Taking a “hydrogen bomb” to school

It's been a boring week. I love it!
However, a pleasant life for me makes for boring reading for you. So I think I'll take a newspaper article and walk down memory lane with it. I submitted “Student charged for bringing tool into high school” (news articles about it are in the Chicago Tribune and Belleville News Democrat) to slashdot this morning. This is similar to a story I submitted last year, “Student Arrested for Writing Essay”.
Jees but kids today have it rough. I once made an F on a paper because the incompetent teacher thought I made up the word “hierarchy”, and got an A on a different paper because it was over the incompetent teacher's head. I bet teachers hate nerds. But at any rate, I never got arrested for writing a paper, but I did almost get expelled for a science project.
The student in the linked newspaper articles is
...an honor student at Grayslake Central High School, a choir singer, as well as a former football player who spends half the day training to be a firefighter.
That exemplary record now includes something new: A police ticket for reckless conduct given last week after school officials discovered a a multi-tool flashlight in a jacket he left in the cafeteria.
The tools include a 2-inch blade, screwdriver, pliers and other gadgets prohibited under school policy

When I was in seventh grade, I needed a floating balloon for something or other, I don't remember what, but it was some geeky project or some such nonsense. It wasn't for school, only for my own personal curiosity and amusement.
I often took these nerdy things to school to amuse my fellow students and annoy my incompetent teachers.
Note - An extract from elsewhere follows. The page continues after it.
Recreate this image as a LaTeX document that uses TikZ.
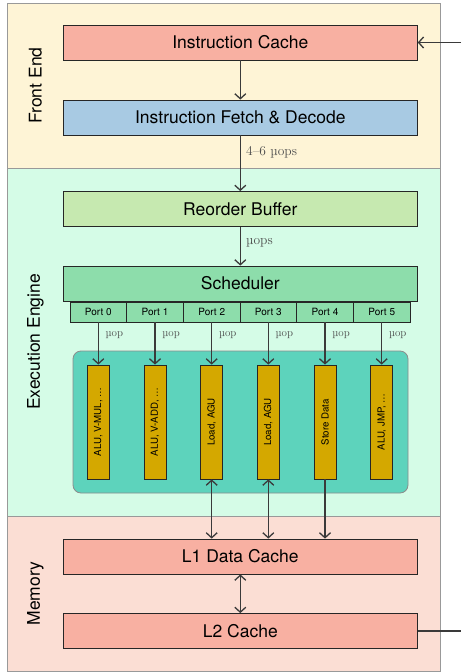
\documentclass[tikz,border=0pt]{standalone}
\usepackage{fontspec}
\setsansfont{TeX Gyre Heros}
\usepackage{tikz}
\usetikzlibrary{arrows.meta}

\definecolor{frontbg}{HTML}{FEF4D6}
\definecolor{execbg}{HTML}{D5FCE7}
\definecolor{membg}{HTML}{FBDED4}
\definecolor{cachecol}{HTML}{F8B0A2}
\definecolor{decodecol}{HTML}{A8CAE3}
\definecolor{robcol}{HTML}{C6E9B0}
\definecolor{schedcol}{HTML}{8DDDAB}
\definecolor{execcol}{HTML}{5DD3BC}
\definecolor{unitcol}{HTML}{D4A800}
\definecolor{wirecol}{HTML}{3A3A3A}

\tikzset{
  region/.style={draw=black!40, line width=0.8pt, inner sep=0pt},
  regiontext/.style={rotate=90, font=\sffamily\fontsize{17.5}{20}\selectfont},
  block/.style={draw=black!85, line width=0.8pt, minimum width=354pt, minimum height=35pt,
    inner sep=0pt, font=\sffamily\fontsize{17.5}{20}\selectfont},
  portbox/.style={draw=black!85, line width=0.8pt, fill=schedcol, minimum width=56.7pt,
    minimum height=20pt, inner sep=0pt, font=\sffamily\fontsize{10}{12}\selectfont},
  unitbox/.style={draw=black!85, line width=0.8pt, fill=unitcol, minimum width=22pt,
    minimum height=114pt, inner sep=0pt},
  unittext/.style={rotate=90, font=\sffamily\fontsize{9.7}{11}\selectfont},
  wire/.style={draw=wirecol, line width=1.3pt, >={Straight Barb[length=5pt,width=11pt]}},
  flowlabel/.style={anchor=west, text=black!70, inner sep=0pt},
}

\begin{document}
\begin{tikzpicture}[x=1pt, y=-1pt]
\useasboundingbox (0,0) rectangle (461,672);

% Regiones
\node[region, fill=frontbg, minimum width=433pt, minimum height=165pt] (front) at (223.5,85.5) {};
\node[region, fill=execbg, minimum width=433pt, minimum height=348pt] (exec) at (223.5,342) {};
\node[region, fill=membg, minimum width=433pt, minimum height=155pt] (mem) at (223.5,593.5) {};
\node[regiontext] (fronttext) at (35.5,85.5) {Front End};
\node[regiontext] (exectext) at (35.5,342) {Execution Engine};
\node[regiontext] (memtext) at (35.5,593.5) {Memory};

% Front End
\node[block, fill=cachecol] (icache) at (240.3,42.5) {Instruction Cache};
\node[block, fill=decodecol] (decode) at (240.3,117.5) {Instruction Fetch \& Decode};

% Execution Engine
\node[block, fill=robcol] (rob) at (240.3,209) {Reorder Buffer};
\node[block, fill=schedcol] (sched) at (240.3,283.5) {Scheduler};

\node[portbox] (p0) at (98.3,312) {Port 0};
\node[portbox] (p1) at (155,312) {Port 1};
\node[portbox] (p2) at (211.7,312) {Port 2};
\node[portbox] (p3) at (268.3,312) {Port 3};
\node[portbox] (p4) at (325,312) {Port 4};
\node[portbox] (p5) at (381.7,312) {Port 5};

\node[draw=black!45, line width=0.8pt, fill=execcol, rounded corners=8pt,
  minimum width=335pt, minimum height=142pt] (units) at (240.5,422) {};

\node[unitbox] (u0) at (98.3,422) {};
\node[unitbox] (u1) at (155,422) {};
\node[unitbox] (u2) at (211.7,422) {};
\node[unitbox] (u3) at (268.3,422) {};
\node[unitbox] (u4) at (325,422) {};
\node[unitbox] (u5) at (381.7,422) {};
\node[unittext] at (u0) {ALU, V-MUL, \dots};
\node[unittext] at (u1) {ALU, V-ADD, \dots};
\node[unittext] at (u2) {Load, AGU};
\node[unittext] at (u3) {Load, AGU};
\node[unittext] at (u4) {Store Data};
\node[unittext] at (u5) {ALU, JMP, \dots};

% Memory
\node[block, fill=cachecol] (l1) at (240.3,556.5) {L1 Data Cache};
\node[block, fill=cachecol] (l2) at (240.3,631) {L2 Cache};

% Flechas
\coordinate (inpt) at (461,42.5);
\coordinate (outpt) at (461,631);
\draw[wire, ->] (inpt) -- (icache.east);
\draw[wire] (l2.east) -- (outpt);

\draw[wire, ->] (icache) -- (decode);
\draw[wire, ->] (decode) -- (rob);
\node[flowlabel, font=\fontsize{13.5}{15}\selectfont] at (246,152) {4--6 µops};
\draw[wire, ->] (rob) -- (sched);
\node[flowlabel, font=\fontsize{13.5}{15}\selectfont] at (246,243) {µops};

\draw[wire, ->] (p0) -- (u0);
\draw[wire, ->] (p1) -- (u1);
\draw[wire, ->] (p2) -- (u2);
\draw[wire, ->] (p3) -- (u3);
\draw[wire, ->] (p4) -- (u4);
\draw[wire, ->] (p5) -- (u5);
\node[flowlabel, font=\fontsize{11}{13}\selectfont] at (105.5,335) {µop};
\node[flowlabel, font=\fontsize{11}{13}\selectfont] at (162.2,335) {µop};
\node[flowlabel, font=\fontsize{11}{13}\selectfont] at (218.9,335) {µop};
\node[flowlabel, font=\fontsize{11}{13}\selectfont] at (275.5,335) {µop};
\node[flowlabel, font=\fontsize{11}{13}\selectfont] at (332.2,335) {µop};
\node[flowlabel, font=\fontsize{11}{13}\selectfont] at (388.9,335) {µop};

\draw[wire, <->] (u2.south) -- (u2.south |- l1.north);
\draw[wire, <->] (u3.south) -- (u3.south |- l1.north);
\draw[wire, ->] (u4.south) -- (u4.south |- l1.north);
\draw[wire, <->] (l1) -- (l2);
\end{tikzpicture}
\end{document}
The previous year I had built a “dufus detector” out of a soda can, small light, battery, magnetic switch, a ring, and a magnet. I'd cut up the soda can and made a housing out of it, and wired up the light, battery, and switch, and glued a magnet to a ring. Place the ring correctly and the light on the box would light up. I had loads of fun with it until it pegged the teacher as a dufus and she took it away.
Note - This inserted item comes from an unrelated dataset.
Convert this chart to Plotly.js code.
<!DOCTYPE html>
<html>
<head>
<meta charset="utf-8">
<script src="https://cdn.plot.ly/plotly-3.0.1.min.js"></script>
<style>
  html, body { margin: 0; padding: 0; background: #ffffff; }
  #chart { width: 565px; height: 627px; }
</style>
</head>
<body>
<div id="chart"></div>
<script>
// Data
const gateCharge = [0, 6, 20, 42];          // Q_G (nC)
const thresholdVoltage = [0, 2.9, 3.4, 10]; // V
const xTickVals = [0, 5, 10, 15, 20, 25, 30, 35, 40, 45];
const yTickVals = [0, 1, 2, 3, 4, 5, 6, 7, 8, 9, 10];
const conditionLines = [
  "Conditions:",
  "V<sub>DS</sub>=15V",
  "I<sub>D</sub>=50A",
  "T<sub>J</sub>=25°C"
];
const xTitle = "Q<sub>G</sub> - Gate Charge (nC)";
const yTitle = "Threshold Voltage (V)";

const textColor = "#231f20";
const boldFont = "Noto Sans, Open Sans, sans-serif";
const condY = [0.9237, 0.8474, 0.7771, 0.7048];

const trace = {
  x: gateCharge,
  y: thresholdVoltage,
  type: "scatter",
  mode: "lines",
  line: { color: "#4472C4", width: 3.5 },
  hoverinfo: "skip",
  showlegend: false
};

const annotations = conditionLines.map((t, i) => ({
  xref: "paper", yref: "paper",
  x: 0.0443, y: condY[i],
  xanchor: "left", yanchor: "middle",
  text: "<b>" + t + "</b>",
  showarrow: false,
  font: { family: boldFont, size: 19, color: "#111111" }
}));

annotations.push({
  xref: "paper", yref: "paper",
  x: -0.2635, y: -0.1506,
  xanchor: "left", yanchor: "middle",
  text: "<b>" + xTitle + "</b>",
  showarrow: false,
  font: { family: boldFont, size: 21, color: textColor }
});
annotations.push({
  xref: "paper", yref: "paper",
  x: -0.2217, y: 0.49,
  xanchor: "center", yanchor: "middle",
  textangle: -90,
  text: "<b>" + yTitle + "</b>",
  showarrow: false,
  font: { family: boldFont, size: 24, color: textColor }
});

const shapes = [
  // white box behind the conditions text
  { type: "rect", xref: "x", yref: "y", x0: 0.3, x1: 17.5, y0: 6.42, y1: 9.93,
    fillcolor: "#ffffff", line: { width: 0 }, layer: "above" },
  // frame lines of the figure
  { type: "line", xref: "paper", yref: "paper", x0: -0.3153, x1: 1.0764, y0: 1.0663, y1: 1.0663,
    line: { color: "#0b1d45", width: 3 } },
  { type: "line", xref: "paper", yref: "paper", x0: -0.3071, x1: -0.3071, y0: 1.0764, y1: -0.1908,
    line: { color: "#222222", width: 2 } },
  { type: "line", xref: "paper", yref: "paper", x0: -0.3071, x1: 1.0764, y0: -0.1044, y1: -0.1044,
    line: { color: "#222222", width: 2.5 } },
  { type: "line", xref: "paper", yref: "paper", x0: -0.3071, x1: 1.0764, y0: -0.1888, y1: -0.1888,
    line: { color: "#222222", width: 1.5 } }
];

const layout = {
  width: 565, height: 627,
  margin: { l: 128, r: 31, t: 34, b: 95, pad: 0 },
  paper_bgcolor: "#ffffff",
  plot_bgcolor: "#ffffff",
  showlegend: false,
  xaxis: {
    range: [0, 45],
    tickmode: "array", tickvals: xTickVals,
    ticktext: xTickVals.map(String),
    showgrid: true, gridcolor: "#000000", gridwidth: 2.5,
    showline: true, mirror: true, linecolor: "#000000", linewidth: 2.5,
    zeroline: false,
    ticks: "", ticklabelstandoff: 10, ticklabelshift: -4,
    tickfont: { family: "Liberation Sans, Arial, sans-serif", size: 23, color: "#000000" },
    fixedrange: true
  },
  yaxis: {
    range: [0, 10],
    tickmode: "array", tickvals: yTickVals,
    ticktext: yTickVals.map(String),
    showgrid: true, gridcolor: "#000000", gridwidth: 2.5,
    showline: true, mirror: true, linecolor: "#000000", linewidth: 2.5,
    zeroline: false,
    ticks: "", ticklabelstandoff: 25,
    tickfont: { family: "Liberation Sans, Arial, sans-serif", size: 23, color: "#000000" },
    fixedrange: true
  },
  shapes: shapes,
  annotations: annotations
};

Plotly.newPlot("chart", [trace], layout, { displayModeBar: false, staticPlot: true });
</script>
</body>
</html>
Another one was a prototype for what was later to become a real computer program, Artificial Insanity (which I'm going to translate to javascript some time). It was a computer that wasn't really; it was a box again fashioned out of a can, only it held a roll of paper with generic answers to questions on it, like a “Magic Eight Ball”. You would ask the question and the next sheet out was your answer. The other kids ate it up until it, too was confiscated.
I made a real computer out of two potentiometers, a voltmeter, a battery, and a switch. Well, actually it was more of an electric slide rule, but it really did compute. If I remember correctly, I turned that one in to a science teacher and got an A on it before it was confiscated.
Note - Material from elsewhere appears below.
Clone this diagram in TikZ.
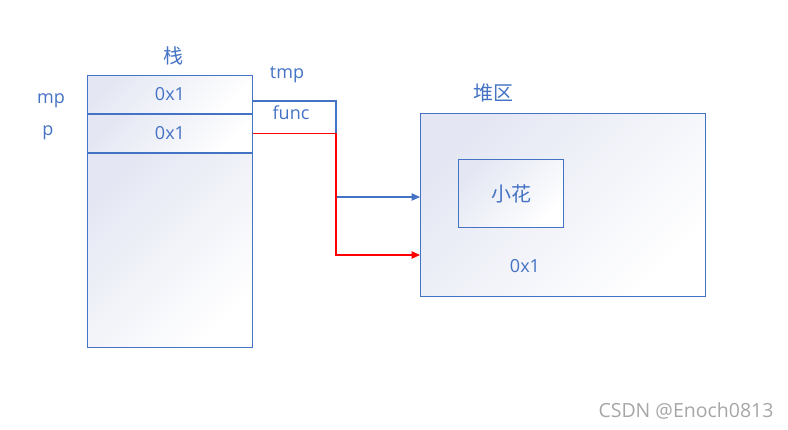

So I have something in mind that floats, I don't remember what but I've always been a weirdo with a strange sense of humor. I had no idea where to get helium, so I schlepped down to the library and researched.
Helium was quickly ruled out as “no way in hell can a 7th grader do that” so I switched my research to hydrogen, and found two feasible methods of production. One was electrolysis, but I would have had to construct an airtight container with two chambers and... well, it would be too much work and if it had a leak between the anode and cathode where the oxygen could mix with the hydrogen it could explode.
The chemical solution was much simpler. It seems that if you eat zinc with acid, hydrogen is produced. So all I had to do was fill a coke bottle (they were made of very thick glass back then) with galvanized roofing nails, then fill it with vinegar, and put a balloon on the top.
The next morning saw a full balloon on top of the coke bottle. I took it off, tied its neck, let it go and it floated... straight down to the floor, as if it was filled with normal air.
Wanting to test that it really was hydrogen, I figured I'd see how flammable it was; if it was very flammable it probably was hydrogen (and the book had said...). So I put another balloon on the bottle and left it for ten minutes, just enough for a golf ball sized balloon. I tied that, put it on the end of a coat hanger, turned on the stove, reached out and
WOOMP! A big fireball a yard wide! Okay, this was at least flammable. Very flammable. I decided to ask my science teacher about it. I took the full balloon to school, and asked the science teacher why a balloon full of hydrogen might not float.
“Well,” he said, “if the hydrogen was impure it might not float. Why do you ask?”
“Because,” I said, “I have a balloon full of hydrogen in my locker and...”
“You have WHAT?!?!?!???!!!!”
I was whisked out of class and to the principal's office, leaving the other kids to gossip about what that crazy nerd mcgrew had done this time. It was obviously a little more serious than a dufus detector.
At the office they were talking expulsion.
“So,” I said, “you're going to punish a student for being curious and doing a science experiment? And you wonder why kids hate school?”
Somehow I talked my way out of any punishment at all! I did, however, have to take my balloon full of hydrogen outside and break it. This was one project the teachers were afraid to confiscate. Today they'd probably have the bomb squad there and I'd be in guantanamo, or at least the county jail.
The kids talked about how “mcgrew brought a hydrogen bomb to school and almost blew the school up” the rest of the year.